Behind the door behind the counter behind the bulletproof Plexi, a woman worked to make my sandwich. I was left to poke around the empty pickup area of Dan’s Soul Food and Bakery on 79th in Ashburn.
The soul food joint was split in two. The lefthand side as you looked south from the St. Rita’s High School lot was the dining area, where black families sat in for a Sunday morning meal. The righthand side was the area to grab food to go, where I sat alone one April morning amid plastic plants and signs advertising Sprite, coffee and Bob Marley’s 1984 compilation album “Legend.”
Every square micron of the counters’ sides had been covered in pictures and prices of soul food fare, but the Plexiglas windows were where smaller fliers lived. A few signs asked people to consider whether their words were nice, kind, true before speaking them. Another sampling throughout the store advertised “Very soft and competitively priced” toilet paper “manufactured by BLACK college students in Indiana.”
“Circulating our dollars among ourselves will reduce violence dramatically,” the sign read, making me wonder if I could pull off buying a roll without looking like I was committing charity.
No talking on the phone while ordering, a hand-scribbled piece of paper demanded. Corinthians 15:33 a few times. A few printouts of the Illinois General Assembly’s resolution honoring Moorish American Week 2012.
I puttered among these things, leafed through the Bible tracts and waited. But mostly I thought about the woman making my sandwich, and the look in eyes when she saw me. It was suspicion. Not like there was any particular malfeasance she suspected me of, but trying to figure out what game I was playing by being a white man in a black space. “Trying to explore different communities for a news essay blog” was not her first guess.
But the moment passed and human concerns took over. Cash. Change. Having to make a pickup catfish sandwich at 10:30 in the morning when they were mostly still doing breakfast in the dine-in section next door.
…
I was alone by the Eugene Sawyer Water Purification Plant at Rainbow Park Beach, watching cold April waves crash along the shore. The fish sandwich was, quite simply, the best I had ever had. Despite the length of the drive to the lakefront, the sandwich still steamed when I opened it by the water.
It occurred to me that this otherness I felt at the soul food restaurant was momentary and by choice. I felt alien and eyed, but got a warm smile and hot sandwich for my troubles. I felt for a quiet 10 minutes how people of color are made to feel every minute of every day, and I did not care for it.

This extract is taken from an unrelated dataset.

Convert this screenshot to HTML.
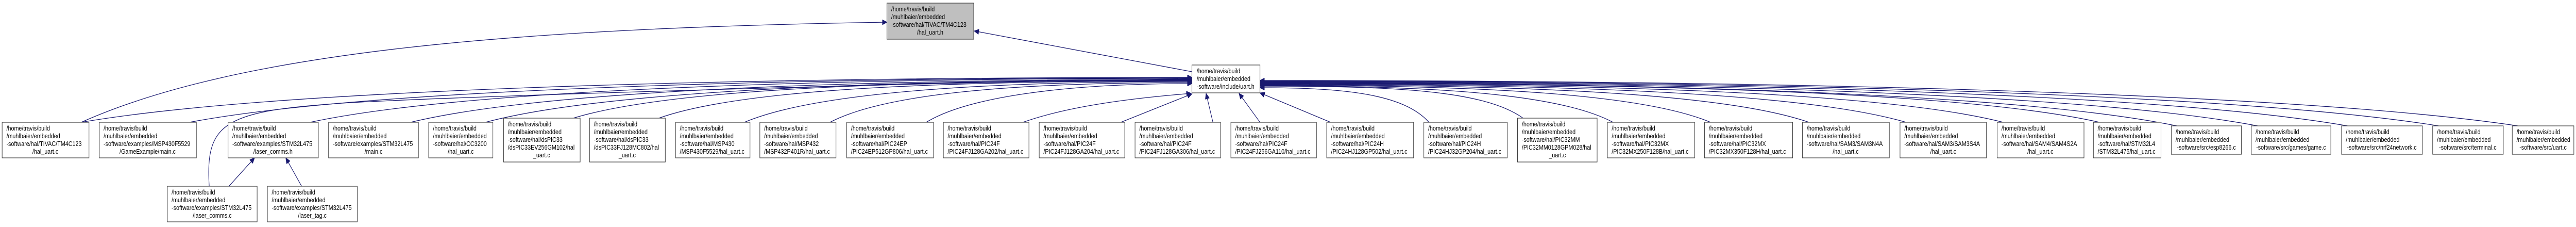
<!DOCTYPE html>
<html><head><meta charset="utf-8"><style>
html,body{margin:0;padding:0;background:#fff;width:100%;height:100%;overflow:hidden;}
svg{display:block;position:absolute;left:0;top:0;width:100vw;height:100vh;}
text{font-family:"Liberation Sans",Arial,sans-serif;font-size:13px;fill:#000;}
.b{fill:#fff;stroke:#3a3a3a;stroke-width:1.2;}
.e{fill:none;stroke:#191970;stroke-width:1.3;}
</style></head><body>
<svg viewBox="0 0 6021 440" preserveAspectRatio="none" overflow="hidden" xmlns="http://www.w3.org/2000/svg">
<defs>
<marker id="a" markerUnits="userSpaceOnUse" markerWidth="12" markerHeight="10" refX="11" refY="5" orient="auto">
<path d="M0,0 L11,5 L0,10 Z" fill="#191970" stroke="#191970"/>
</marker>
</defs>

<g>
<path class="e" marker-end="url(#a)" d="M190,237 C560,100 1200,55 2073,43"/>
<path class="e" marker-end="url(#a)" d="M2786,139 L2277,60"/>
<path class="e" marker-end="url(#a)" d="M190,237 C579,182 1488,150 2786,150"/>
<path class="e" marker-end="url(#a)" d="M443,237 C794,182 1614,151 2786,151"/>
<path class="e" marker-end="url(#a)" d="M725,237 C1034,182 1755,152 2786,152"/>
<path class="e" marker-end="url(#a)" d="M489,361 C480,240 520,215 800,200 S2400,155 2786,153"/>
<path class="e" marker-end="url(#a)" d="M960,237 C1234,182 1873,154 2786,154"/>
<path class="e" marker-end="url(#a)" d="M1135,237 C1383,182 1960,155 2786,155"/>
<path class="e" marker-end="url(#a)" d="M1340,229 C1557,174 2063,156 2786,156"/>
<path class="e" marker-end="url(#a)" d="M1540,229 C1727,174 2163,157 2786,157"/>
<path class="e" marker-end="url(#a)" d="M1740,237 C1897,182 2263,158 2786,158"/>
<path class="e" marker-end="url(#a)" d="M1940,237 C2067,182 2363,160 2786,160"/>
<path class="e" marker-end="url(#a)" d="M2165,237 C2258,190 2475,162 2786,162"/>
<path class="e" marker-end="url(#a)" d="M2391,237 C2500,205 2650,190 2784,181"/>
<path class="e" marker-end="url(#a)" d="M2620,237 L2786,182"/>
<path class="e" marker-end="url(#a)" d="M2835,237 L2819,181"/>
<path class="e" marker-end="url(#a)" d="M2945,237 L2896,181"/>
<path class="e" marker-end="url(#a)" d="M3110,237 L2945,180"/>
<path class="e" marker-end="url(#a)" d="M3340,237 C3281,182 3142,170 2945,170"/>
<path class="e" marker-end="url(#a)" d="M3560,229 C3468,174 3252,167 2945,167"/>
<path class="e" marker-end="url(#a)" d="M3770,237 C3646,182 3357,166 2945,166"/>
<path class="e" marker-end="url(#a)" d="M3998,237 C3840,182 3471,165 2945,165"/>
<path class="e" marker-end="url(#a)" d="M4228,237 C4036,182 3586,164 2945,164"/>
<path class="e" marker-end="url(#a)" d="M4455,237 C4228,182 3700,163 2945,163"/>
<path class="e" marker-end="url(#a)" d="M4682,237 C4421,182 3813,162 2945,162"/>
<path class="e" marker-end="url(#a)" d="M4907,237 C4613,182 3926,161 2945,161"/>
<path class="e" marker-end="url(#a)" d="M5088,244 C4767,189 4016,160 2945,160"/>
<path class="e" marker-end="url(#a)" d="M5277,244 C4927,189 4111,159 2945,159"/>
<path class="e" marker-end="url(#a)" d="M5487,244 C5106,189 4216,158 2945,158"/>
<path class="e" marker-end="url(#a)" d="M5700,244 C5287,189 4322,157 2945,157"/>
<path class="e" marker-end="url(#a)" d="M5885,244 C5444,189 4415,156 2945,156"/>
<path class="e" marker-end="url(#a)" d="M535,361 L595,306"/>
<path class="e" marker-end="url(#a)" d="M705,361 L668,306"/>
</g>

<rect x="2073" y="6" width="203" height="70" fill="#bfbfbf" stroke="#3a3a3a" stroke-width="1.2"/>
<text x="2083" y="22">/home/travis/build</text><text x="2083" y="37">/muhlbaier/embedded</text><text x="2083" y="52">-software/hal/TIVAC/TM4C123</text><text x="2174" y="67" text-anchor="middle">/hal_uart.h</text>

<rect class="b" x="2786" y="126" width="159" height="54"/>
<text x="2797" y="142">/home/travis/build</text><text x="2797" y="157">/muhlbaier/embedded</text><text x="2797" y="172">-software/include/uart.h</text>

<rect class="b" x="5" y="237" width="203" height="69"/>
<text x="15" y="253">/home/travis/build</text><text x="15" y="268">/muhlbaier/embedded</text><text x="15" y="283">-software/hal/TIVAC/TM4C123</text><text x="106" y="298" text-anchor="middle">/hal_uart.c</text>

<rect class="b" x="232" y="237" width="227" height="69"/>
<text x="242" y="253">/home/travis/build</text><text x="242" y="268">/muhlbaier/embedded</text><text x="242" y="283">-software/examples/MSP430F5529</text><text x="345" y="298" text-anchor="middle">/GameExample/main.c</text>

<rect class="b" x="533" y="237" width="211" height="69"/>
<text x="543" y="253">/home/travis/build</text><text x="543" y="268">/muhlbaier/embedded</text><text x="543" y="283">-software/examples/STM32L475</text><text x="638" y="298" text-anchor="middle">/laser_comms.h</text>

<rect class="b" x="768" y="237" width="210" height="69"/>
<text x="778" y="253">/home/travis/build</text><text x="778" y="268">/muhlbaier/embedded</text><text x="778" y="283">-software/examples/STM32L475</text><text x="873" y="298" text-anchor="middle">/main.c</text>

<rect class="b" x="1002" y="237" width="150" height="69"/>
<text x="1012" y="253">/home/travis/build</text><text x="1012" y="268">/muhlbaier/embedded</text><text x="1012" y="283">-software/hal/CC3200</text><text x="1077" y="298" text-anchor="middle">/hal_uart.c</text>

<rect class="b" x="1177" y="229" width="179" height="85"/>
<text x="1187" y="245">/home/travis/build</text><text x="1187" y="260">/muhlbaier/embedded</text><text x="1187" y="275">-software/hal/dsPIC33</text><text x="1187" y="290">/dsPIC33EV256GM102/hal</text><text x="1266" y="305" text-anchor="middle">_uart.c</text>

<rect class="b" x="1378" y="229" width="177" height="85"/>
<text x="1388" y="245">/home/travis/build</text><text x="1388" y="260">/muhlbaier/embedded</text><text x="1388" y="275">-software/hal/dsPIC33</text><text x="1388" y="290">/dsPIC33FJ128MC802/hal</text><text x="1466" y="305" text-anchor="middle">_uart.c</text>

<rect class="b" x="1579" y="237" width="174" height="69"/>
<text x="1589" y="253">/home/travis/build</text><text x="1589" y="268">/muhlbaier/embedded</text><text x="1589" y="283">-software/hal/MSP430</text><text x="1589" y="298">/MSP430F5529/hal_uart.c</text>

<rect class="b" x="1776" y="237" width="178" height="69"/>
<text x="1786" y="253">/home/travis/build</text><text x="1786" y="268">/muhlbaier/embedded</text><text x="1786" y="283">-software/hal/MSP432</text><text x="1786" y="298">/MSP432P401R/hal_uart.c</text>

<rect class="b" x="1979" y="237" width="203" height="69"/>
<text x="1989" y="253">/home/travis/build</text><text x="1989" y="268">/muhlbaier/embedded</text><text x="1989" y="283">-software/hal/PIC24EP</text><text x="1989" y="298">/PIC24EP512GP806/hal_uart.c</text>

<rect class="b" x="2205" y="237" width="200" height="69"/>
<text x="2215" y="253">/home/travis/build</text><text x="2215" y="268">/muhlbaier/embedded</text><text x="2215" y="283">-software/hal/PIC24F</text><text x="2215" y="298">/PIC24FJ128GA202/hal_uart.c</text>

<rect class="b" x="2429" y="237" width="200" height="69"/>
<text x="2439" y="253">/home/travis/build</text><text x="2439" y="268">/muhlbaier/embedded</text><text x="2439" y="283">-software/hal/PIC24F</text><text x="2439" y="298">/PIC24FJ128GA204/hal_uart.c</text>

<rect class="b" x="2653" y="237" width="200" height="69"/>
<text x="2663" y="253">/home/travis/build</text><text x="2663" y="268">/muhlbaier/embedded</text><text x="2663" y="283">-software/hal/PIC24F</text><text x="2663" y="298">/PIC24FJ128GA306/hal_uart.c</text>

<rect class="b" x="2877" y="237" width="200" height="69"/>
<text x="2887" y="253">/home/travis/build</text><text x="2887" y="268">/muhlbaier/embedded</text><text x="2887" y="283">-software/hal/PIC24F</text><text x="2887" y="298">/PIC24FJ256GA110/hal_uart.c</text>

<rect class="b" x="3101" y="237" width="203" height="69"/>
<text x="3111" y="253">/home/travis/build</text><text x="3111" y="268">/muhlbaier/embedded</text><text x="3111" y="283">-software/hal/PIC24H</text><text x="3111" y="298">/PIC24HJ128GP502/hal_uart.c</text>

<rect class="b" x="3328" y="237" width="195" height="69"/>
<text x="3338" y="253">/home/travis/build</text><text x="3338" y="268">/muhlbaier/embedded</text><text x="3338" y="283">-software/hal/PIC24H</text><text x="3338" y="298">/PIC24HJ32GP204/hal_uart.c</text>

<rect class="b" x="3547" y="229" width="186" height="85"/>
<text x="3557" y="245">/home/travis/build</text><text x="3557" y="260">/muhlbaier/embedded</text><text x="3557" y="275">-software/hal/PIC32MM</text><text x="3557" y="290">/PIC32MM0128GPM028/hal</text><text x="3640" y="305" text-anchor="middle">_uart.c</text>

<rect class="b" x="3757" y="237" width="204" height="69"/>
<text x="3767" y="253">/home/travis/build</text><text x="3767" y="268">/muhlbaier/embedded</text><text x="3767" y="283">-software/hal/PIC32MX</text><text x="3767" y="298">/PIC32MX250F128B/hal_uart.c</text>

<rect class="b" x="3984" y="237" width="206" height="69"/>
<text x="3994" y="253">/home/travis/build</text><text x="3994" y="268">/muhlbaier/embedded</text><text x="3994" y="283">-software/hal/PIC32MX</text><text x="3994" y="298">/PIC32MX350F128H/hal_uart.c</text>

<rect class="b" x="4213" y="237" width="203" height="69"/>
<text x="4223" y="253">/home/travis/build</text><text x="4223" y="268">/muhlbaier/embedded</text><text x="4223" y="283">-software/hal/SAM3/SAM3N4A</text><text x="4314" y="298" text-anchor="middle">/hal_uart.c</text>

<rect class="b" x="4441" y="237" width="202" height="69"/>
<text x="4451" y="253">/home/travis/build</text><text x="4451" y="268">/muhlbaier/embedded</text><text x="4451" y="283">-software/hal/SAM3/SAM3S4A</text><text x="4542" y="298" text-anchor="middle">/hal_uart.c</text>

<rect class="b" x="4668" y="237" width="203" height="69"/>
<text x="4678" y="253">/home/travis/build</text><text x="4678" y="268">/muhlbaier/embedded</text><text x="4678" y="283">-software/hal/SAM4/SAM4S2A</text><text x="4769" y="298" text-anchor="middle">/hal_uart.c</text>

<rect class="b" x="4893" y="237" width="158" height="69"/>
<text x="4903" y="253">/home/travis/build</text><text x="4903" y="268">/muhlbaier/embedded</text><text x="4903" y="283">-software/hal/STM32L4</text><text x="4903" y="298">/STM32L475/hal_uart.c</text>

<rect class="b" x="5075" y="244" width="164" height="55"/>
<text x="5085" y="260">/home/travis/build</text><text x="5085" y="275">/muhlbaier/embedded</text><text x="5157" y="290" text-anchor="middle">-software/src/esp8266.c</text>

<rect class="b" x="5262" y="244" width="186" height="55"/>
<text x="5272" y="260">/home/travis/build</text><text x="5272" y="275">/muhlbaier/embedded</text><text x="5355" y="290" text-anchor="middle">-software/src/games/game.c</text>

<rect class="b" x="5473" y="244" width="189" height="55"/>
<text x="5483" y="260">/home/travis/build</text><text x="5483" y="275">/muhlbaier/embedded</text><text x="5567" y="290" text-anchor="middle">-software/src/nrf24network.c</text>

<rect class="b" x="5686" y="244" width="165" height="55"/>
<text x="5696" y="260">/home/travis/build</text><text x="5696" y="275">/muhlbaier/embedded</text><text x="5768" y="290" text-anchor="middle">-software/src/terminal.c</text>

<rect class="b" x="5872" y="244" width="144" height="55"/>
<text x="5882" y="260">/home/travis/build</text><text x="5882" y="275">/muhlbaier/embedded</text><text x="5944" y="290" text-anchor="middle">-software/src/uart.c</text>

<rect class="b" x="391" y="361" width="210" height="69"/>
<text x="401" y="377">/home/travis/build</text><text x="401" y="392">/muhlbaier/embedded</text><text x="401" y="407">-software/examples/STM32L475</text><text x="496" y="422" text-anchor="middle">/laser_comms.c</text>

<rect class="b" x="625" y="361" width="210" height="69"/>
<text x="635" y="377">/home/travis/build</text><text x="635" y="392">/muhlbaier/embedded</text><text x="635" y="407">-software/examples/STM32L475</text><text x="730" y="422" text-anchor="middle">/laser_tag.c</text>
</svg>
</body></html>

I thought of a friend of mine, a PhD who gets followed by jewelry store security because of the color of her skin. The color of mine gives me unearned respect and trust. We both get eyed with suspicion and curiosity when we’re in a place we’re not deemed to belong, but our ratios are off. She gets the suspicion. I get the curiosity. Even in discomfort I come out on top.
As I sat along a cement wall with the taste of fish on my lips watching the waves crash and the view of downtown to the north, I wondered if I had ever learned a damn thing in my life.